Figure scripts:
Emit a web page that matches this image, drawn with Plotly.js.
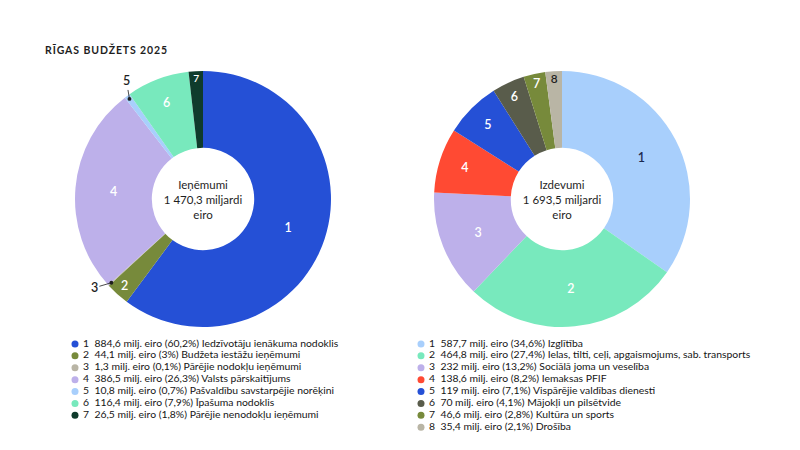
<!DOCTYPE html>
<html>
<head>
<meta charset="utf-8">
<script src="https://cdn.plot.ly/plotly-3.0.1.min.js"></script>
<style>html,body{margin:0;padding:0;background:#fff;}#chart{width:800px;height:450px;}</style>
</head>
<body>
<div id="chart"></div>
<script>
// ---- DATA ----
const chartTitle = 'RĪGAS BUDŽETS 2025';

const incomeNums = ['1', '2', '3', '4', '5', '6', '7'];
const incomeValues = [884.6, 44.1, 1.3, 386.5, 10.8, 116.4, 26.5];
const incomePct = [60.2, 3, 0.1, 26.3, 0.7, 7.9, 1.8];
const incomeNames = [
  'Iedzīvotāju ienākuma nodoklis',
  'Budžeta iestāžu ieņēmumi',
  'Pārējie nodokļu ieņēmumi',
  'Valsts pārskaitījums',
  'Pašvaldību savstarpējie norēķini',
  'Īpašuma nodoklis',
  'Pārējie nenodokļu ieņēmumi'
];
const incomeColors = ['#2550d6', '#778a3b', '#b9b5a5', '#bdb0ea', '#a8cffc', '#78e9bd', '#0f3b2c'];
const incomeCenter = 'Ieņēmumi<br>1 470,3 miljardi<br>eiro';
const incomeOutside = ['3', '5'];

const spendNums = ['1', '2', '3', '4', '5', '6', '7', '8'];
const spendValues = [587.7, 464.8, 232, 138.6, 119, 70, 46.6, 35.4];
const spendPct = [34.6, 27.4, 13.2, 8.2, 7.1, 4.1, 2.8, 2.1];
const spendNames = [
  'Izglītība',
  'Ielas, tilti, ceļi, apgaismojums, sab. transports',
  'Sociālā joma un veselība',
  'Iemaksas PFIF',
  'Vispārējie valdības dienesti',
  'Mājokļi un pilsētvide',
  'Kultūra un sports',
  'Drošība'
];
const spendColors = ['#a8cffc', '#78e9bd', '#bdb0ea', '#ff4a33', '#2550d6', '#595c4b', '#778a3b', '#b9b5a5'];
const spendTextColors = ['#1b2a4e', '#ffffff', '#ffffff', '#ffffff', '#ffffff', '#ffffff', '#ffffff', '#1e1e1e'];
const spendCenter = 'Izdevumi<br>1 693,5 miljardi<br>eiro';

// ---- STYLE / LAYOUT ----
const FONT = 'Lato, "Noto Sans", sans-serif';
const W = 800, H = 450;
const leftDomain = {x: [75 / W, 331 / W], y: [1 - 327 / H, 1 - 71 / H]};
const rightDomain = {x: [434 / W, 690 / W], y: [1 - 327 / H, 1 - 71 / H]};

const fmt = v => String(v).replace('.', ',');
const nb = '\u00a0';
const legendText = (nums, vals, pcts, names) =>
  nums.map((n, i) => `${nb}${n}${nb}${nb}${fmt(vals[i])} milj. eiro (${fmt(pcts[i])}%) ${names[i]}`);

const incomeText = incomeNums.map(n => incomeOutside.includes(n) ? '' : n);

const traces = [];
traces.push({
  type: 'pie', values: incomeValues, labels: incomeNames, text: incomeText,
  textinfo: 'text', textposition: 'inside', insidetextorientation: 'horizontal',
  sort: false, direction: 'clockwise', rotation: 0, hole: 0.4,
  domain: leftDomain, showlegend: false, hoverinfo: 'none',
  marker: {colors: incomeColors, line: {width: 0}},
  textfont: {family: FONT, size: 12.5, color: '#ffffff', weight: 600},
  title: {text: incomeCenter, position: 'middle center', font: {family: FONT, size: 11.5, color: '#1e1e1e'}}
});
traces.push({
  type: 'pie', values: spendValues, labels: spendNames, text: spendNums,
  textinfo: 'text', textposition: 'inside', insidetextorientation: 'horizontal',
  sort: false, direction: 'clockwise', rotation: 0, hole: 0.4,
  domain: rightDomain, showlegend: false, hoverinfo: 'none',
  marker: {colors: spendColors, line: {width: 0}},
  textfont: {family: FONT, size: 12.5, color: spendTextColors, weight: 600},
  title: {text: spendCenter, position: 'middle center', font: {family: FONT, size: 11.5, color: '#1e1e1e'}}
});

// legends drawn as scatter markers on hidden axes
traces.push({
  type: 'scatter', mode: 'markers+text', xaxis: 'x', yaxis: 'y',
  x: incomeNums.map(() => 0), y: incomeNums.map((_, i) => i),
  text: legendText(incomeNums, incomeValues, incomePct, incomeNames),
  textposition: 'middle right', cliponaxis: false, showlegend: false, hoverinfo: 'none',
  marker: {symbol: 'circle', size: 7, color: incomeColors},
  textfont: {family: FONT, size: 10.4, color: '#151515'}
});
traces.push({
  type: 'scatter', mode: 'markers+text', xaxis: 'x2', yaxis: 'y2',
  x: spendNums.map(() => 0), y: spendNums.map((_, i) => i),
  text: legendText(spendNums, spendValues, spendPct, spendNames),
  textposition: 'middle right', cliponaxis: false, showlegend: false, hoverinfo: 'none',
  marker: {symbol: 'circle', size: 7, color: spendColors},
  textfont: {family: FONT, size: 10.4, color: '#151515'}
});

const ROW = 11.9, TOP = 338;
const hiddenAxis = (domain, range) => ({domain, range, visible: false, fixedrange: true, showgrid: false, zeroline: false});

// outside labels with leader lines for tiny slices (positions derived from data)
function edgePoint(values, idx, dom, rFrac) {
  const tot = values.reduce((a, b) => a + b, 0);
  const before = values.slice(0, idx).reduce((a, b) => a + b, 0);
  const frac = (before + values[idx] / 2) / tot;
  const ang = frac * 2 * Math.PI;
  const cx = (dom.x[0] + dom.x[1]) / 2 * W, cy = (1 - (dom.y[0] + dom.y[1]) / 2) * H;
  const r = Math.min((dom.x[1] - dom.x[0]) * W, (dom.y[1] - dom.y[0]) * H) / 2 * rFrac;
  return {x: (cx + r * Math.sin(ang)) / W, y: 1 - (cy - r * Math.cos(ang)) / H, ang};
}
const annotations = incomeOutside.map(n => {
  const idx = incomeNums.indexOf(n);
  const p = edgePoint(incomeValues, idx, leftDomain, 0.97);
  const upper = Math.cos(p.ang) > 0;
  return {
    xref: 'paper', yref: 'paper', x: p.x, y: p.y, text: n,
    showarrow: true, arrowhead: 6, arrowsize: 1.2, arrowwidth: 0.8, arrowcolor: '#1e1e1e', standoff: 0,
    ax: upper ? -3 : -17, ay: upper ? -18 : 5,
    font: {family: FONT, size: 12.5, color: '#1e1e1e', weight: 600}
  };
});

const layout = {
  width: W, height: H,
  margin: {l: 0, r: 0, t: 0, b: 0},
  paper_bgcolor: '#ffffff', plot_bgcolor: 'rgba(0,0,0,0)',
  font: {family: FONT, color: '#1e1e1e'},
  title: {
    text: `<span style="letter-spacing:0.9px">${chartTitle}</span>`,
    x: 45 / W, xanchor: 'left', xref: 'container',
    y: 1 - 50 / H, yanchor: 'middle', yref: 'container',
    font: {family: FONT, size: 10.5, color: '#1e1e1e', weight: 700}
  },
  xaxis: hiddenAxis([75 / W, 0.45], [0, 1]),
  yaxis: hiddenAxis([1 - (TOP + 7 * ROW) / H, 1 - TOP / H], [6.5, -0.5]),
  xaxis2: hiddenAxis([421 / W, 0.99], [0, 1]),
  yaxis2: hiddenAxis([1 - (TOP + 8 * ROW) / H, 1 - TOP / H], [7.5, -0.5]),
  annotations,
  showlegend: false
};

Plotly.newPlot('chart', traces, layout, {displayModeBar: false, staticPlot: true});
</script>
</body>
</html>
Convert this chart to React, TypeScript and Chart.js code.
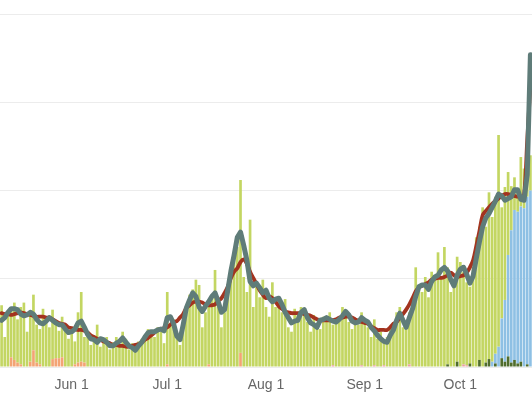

_OBJECTIVE_
Transcribe the records word for word and include no pictures.

_RESPONSE_
Emit a web page that matches this image, drawn with Plotly.js.
<!DOCTYPE html>
<html>
<head>
<meta charset="utf-8">
<script src="https://cdn.plot.ly/plotly-3.0.1.min.js"></script>
<style>html,body{margin:0;padding:0;background:#fff;}#chart{width:800px;height:450px;}</style>
</head>
<body>
<div id="chart"></div>
<script>
// ---- DATA ----
const chartTitle = 'RĪGAS BUDŽETS 2025';

const incomeNums = ['1', '2', '3', '4', '5', '6', '7'];
const incomeValues = [884.6, 44.1, 1.3, 386.5, 10.8, 116.4, 26.5];
const incomePct = [60.2, 3, 0.1, 26.3, 0.7, 7.9, 1.8];
const incomeNames = [
  'Iedzīvotāju ienākuma nodoklis',
  'Budžeta iestāžu ieņēmumi',
  'Pārējie nodokļu ieņēmumi',
  'Valsts pārskaitījums',
  'Pašvaldību savstarpējie norēķini',
  'Īpašuma nodoklis',
  'Pārējie nenodokļu ieņēmumi'
];
const incomeColors = ['#2550d6', '#778a3b', '#b9b5a5', '#bdb0ea', '#a8cffc', '#78e9bd', '#0f3b2c'];
const incomeCenter = 'Ieņēmumi<br>1 470,3 miljardi<br>eiro';
const incomeOutside = ['3', '5'];

const spendNums = ['1', '2', '3', '4', '5', '6', '7', '8'];
const spendValues = [587.7, 464.8, 232, 138.6, 119, 70, 46.6, 35.4];
const spendPct = [34.6, 27.4, 13.2, 8.2, 7.1, 4.1, 2.8, 2.1];
const spendNames = [
  'Izglītība',
  'Ielas, tilti, ceļi, apgaismojums, sab. transports',
  'Sociālā joma un veselība',
  'Iemaksas PFIF',
  'Vispārējie valdības dienesti',
  'Mājokļi un pilsētvide',
  'Kultūra un sports',
  'Drošība'
];
const spendColors = ['#a8cffc', '#78e9bd', '#bdb0ea', '#ff4a33', '#2550d6', '#595c4b', '#778a3b', '#b9b5a5'];
const spendTextColors = ['#1b2a4e', '#ffffff', '#ffffff', '#ffffff', '#ffffff', '#ffffff', '#ffffff', '#1e1e1e'];
const spendCenter = 'Izdevumi<br>1 693,5 miljardi<br>eiro';

// ---- STYLE / LAYOUT ----
const FONT = 'Lato, "Noto Sans", sans-serif';
const W = 800, H = 450;
const leftDomain = {x: [75 / W, 331 / W], y: [1 - 327 / H, 1 - 71 / H]};
const rightDomain = {x: [434 / W, 690 / W], y: [1 - 327 / H, 1 - 71 / H]};

const fmt = v => String(v).replace('.', ',');
const nb = '\u00a0';
const legendText = (nums, vals, pcts, names) =>
  nums.map((n, i) => `${nb}${n}${nb}${nb}${fmt(vals[i])} milj. eiro (${fmt(pcts[i])}%) ${names[i]}`);

const incomeText = incomeNums.map(n => incomeOutside.includes(n) ? '' : n);

const traces = [];
traces.push({
  type: 'pie', values: incomeValues, labels: incomeNames, text: incomeText,
  textinfo: 'text', textposition: 'inside', insidetextorientation: 'horizontal',
  sort: false, direction: 'clockwise', rotation: 0, hole: 0.4,
  domain: leftDomain, showlegend: false, hoverinfo: 'none',
  marker: {colors: incomeColors, line: {width: 0}},
  textfont: {family: FONT, size: 12.5, color: '#ffffff', weight: 600},
  title: {text: incomeCenter, position: 'middle center', font: {family: FONT, size: 11.5, color: '#1e1e1e'}}
});
traces.push({
  type: 'pie', values: spendValues, labels: spendNames, text: spendNums,
  textinfo: 'text', textposition: 'inside', insidetextorientation: 'horizontal',
  sort: false, direction: 'clockwise', rotation: 0, hole: 0.4,
  domain: rightDomain, showlegend: false, hoverinfo: 'none',
  marker: {colors: spendColors, line: {width: 0}},
  textfont: {family: FONT, size: 12.5, color: spendTextColors, weight: 600},
  title: {text: spendCenter, position: 'middle center', font: {family: FONT, size: 11.5, color: '#1e1e1e'}}
});

// legends drawn as scatter markers on hidden axes
traces.push({
  type: 'scatter', mode: 'markers+text', xaxis: 'x', yaxis: 'y',
  x: incomeNums.map(() => 0), y: incomeNums.map((_, i) => i),
  text: legendText(incomeNums, incomeValues, incomePct, incomeNames),
  textposition: 'middle right', cliponaxis: false, showlegend: false, hoverinfo: 'none',
  marker: {symbol: 'circle', size: 7, color: incomeColors},
  textfont: {family: FONT, size: 10.4, color: '#151515'}
});
traces.push({
  type: 'scatter', mode: 'markers+text', xaxis: 'x2', yaxis: 'y2',
  x: spendNums.map(() => 0), y: spendNums.map((_, i) => i),
  text: legendText(spendNums, spendValues, spendPct, spendNames),
  textposition: 'middle right', cliponaxis: false, showlegend: false, hoverinfo: 'none',
  marker: {symbol: 'circle', size: 7, color: spendColors},
  textfont: {family: FONT, size: 10.4, color: '#151515'}
});

const ROW = 11.9, TOP = 338;
const hiddenAxis = (domain, range) => ({domain, range, visible: false, fixedrange: true, showgrid: false, zeroline: false});

// outside labels with leader lines for tiny slices (positions derived from data)
function edgePoint(values, idx, dom, rFrac) {
  const tot = values.reduce((a, b) => a + b, 0);
  const before = values.slice(0, idx).reduce((a, b) => a + b, 0);
  const frac = (before + values[idx] / 2) / tot;
  const ang = frac * 2 * Math.PI;
  const cx = (dom.x[0] + dom.x[1]) / 2 * W, cy = (1 - (dom.y[0] + dom.y[1]) / 2) * H;
  const r = Math.min((dom.x[1] - dom.x[0]) * W, (dom.y[1] - dom.y[0]) * H) / 2 * rFrac;
  return {x: (cx + r * Math.sin(ang)) / W, y: 1 - (cy - r * Math.cos(ang)) / H, ang};
}
const annotations = incomeOutside.map(n => {
  const idx = incomeNums.indexOf(n);
  const p = edgePoint(incomeValues, idx, leftDomain, 0.97);
  const upper = Math.cos(p.ang) > 0;
  return {
    xref: 'paper', yref: 'paper', x: p.x, y: p.y, text: n,
    showarrow: true, arrowhead: 6, arrowsize: 1.2, arrowwidth: 0.8, arrowcolor: '#1e1e1e', standoff: 0,
    ax: upper ? -3 : -17, ay: upper ? -18 : 5,
    font: {family: FONT, size: 12.5, color: '#1e1e1e', weight: 600}
  };
});

const layout = {
  width: W, height: H,
  margin: {l: 0, r: 0, t: 0, b: 0},
  paper_bgcolor: '#ffffff', plot_bgcolor: 'rgba(0,0,0,0)',
  font: {family: FONT, color: '#1e1e1e'},
  title: {
    text: `<span style="letter-spacing:0.9px">${chartTitle}</span>`,
    x: 45 / W, xanchor: 'left', xref: 'container',
    y: 1 - 50 / H, yanchor: 'middle', yref: 'container',
    font: {family: FONT, size: 10.5, color: '#1e1e1e', weight: 700}
  },
  xaxis: hiddenAxis([75 / W, 0.45], [0, 1]),
  yaxis: hiddenAxis([1 - (TOP + 7 * ROW) / H, 1 - TOP / H], [6.5, -0.5]),
  xaxis2: hiddenAxis([421 / W, 0.99], [0, 1]),
  yaxis2: hiddenAxis([1 - (TOP + 8 * ROW) / H, 1 - TOP / H], [7.5, -0.5]),
  annotations,
  showlegend: false
};

Plotly.newPlot('chart', traces, layout, {displayModeBar: false, staticPlot: true});
</script>
</body>
</html>
Convert this chart to React, TypeScript and Chart.js code.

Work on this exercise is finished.